I have no doubt that the expression "such force" in the third line of section 271 relates not only to the quantum of the force but to its nature and particularly to its potential for causing death or grievous bodily harm. The knife was an exhibit in the District Court and has been available for inspection by this Court. It is potentially a very dangerous, indeed lethal, weapon.


From the nature of the injury caused it would appear that it was not wielded with any great power, even though the respondent admitted "slashing" with it. It may be noted that the expression, "slash" was used at one place to contrast the respondent's action with the action of stabbing or thrusting. As he spoke in Chinese, it is possible that the word which he used did not have the overtones of violence attaching to the English word "slash". Nonetheless, the least serious meaning it can have is that the respondent swept the cutting-edge across the hands of the Gilbertese man.

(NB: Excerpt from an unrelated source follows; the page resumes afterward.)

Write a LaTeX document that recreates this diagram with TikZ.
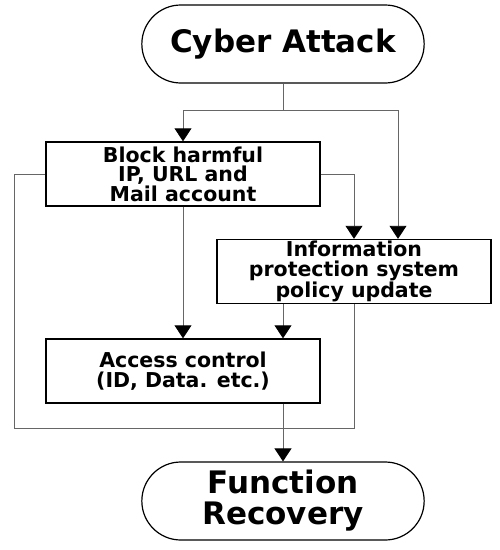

I think that it may safely be stated as a general principle that only in exceptional circumstances can the introduction of a dangerous weapon such as a dagger into a fight between two unarmed men, where there is no great physical disparity between them, be regarded as being "such force as is reasonably necessary to make effectual defence", so as to bring it within the scope of the first half of section 271. Are there such exceptional circumstances in this case? In my view the minor nature of the injury inflicted and the apparently small amount of power put into the stroke which cut the Gilbertese man's hands do not constitute such exceptional circumstances. The circumstances of the assault certainly do not. The knife was inherently such a dangerous weapon that in the absence of exceptional circumstances its mere use in the fight amounted to the use of such force as was not reasonably necessary to make effectual defence.


The issue of provocation has not been argued in this Court, be either party, although it was touched on briefly in the District Court by Mr. Dowiyogo. A person who would otherwise be guilty of assault may be found not guilty on the ground of provocation only if his retaliation was reasonably proportioned, to the provocation in nature and degree. In this case the respondent's use of such a dangerous weapon, if it is to be regarded as retaliation to provocation, was grossly out of proportion to the provocation which the respondent suffered.


Accordingly the appeal must be allowed; the case will be remitted to the District Court with a direction that a conviction must be recorded. The minor nature of the injury is a factor which the District Court may take into account in determining sentence. Possibly, even though in most cases in which such a dangerous weapon is unlawfully introduced into a fight the only sentence appropriate is one of imprisonment, the trivial nature of the injury caused in this case may justify the imposition of only a fine.


The appropriate sentence will, however, be a matter for the District Court to decide with a possible right of appeal lying to this Court.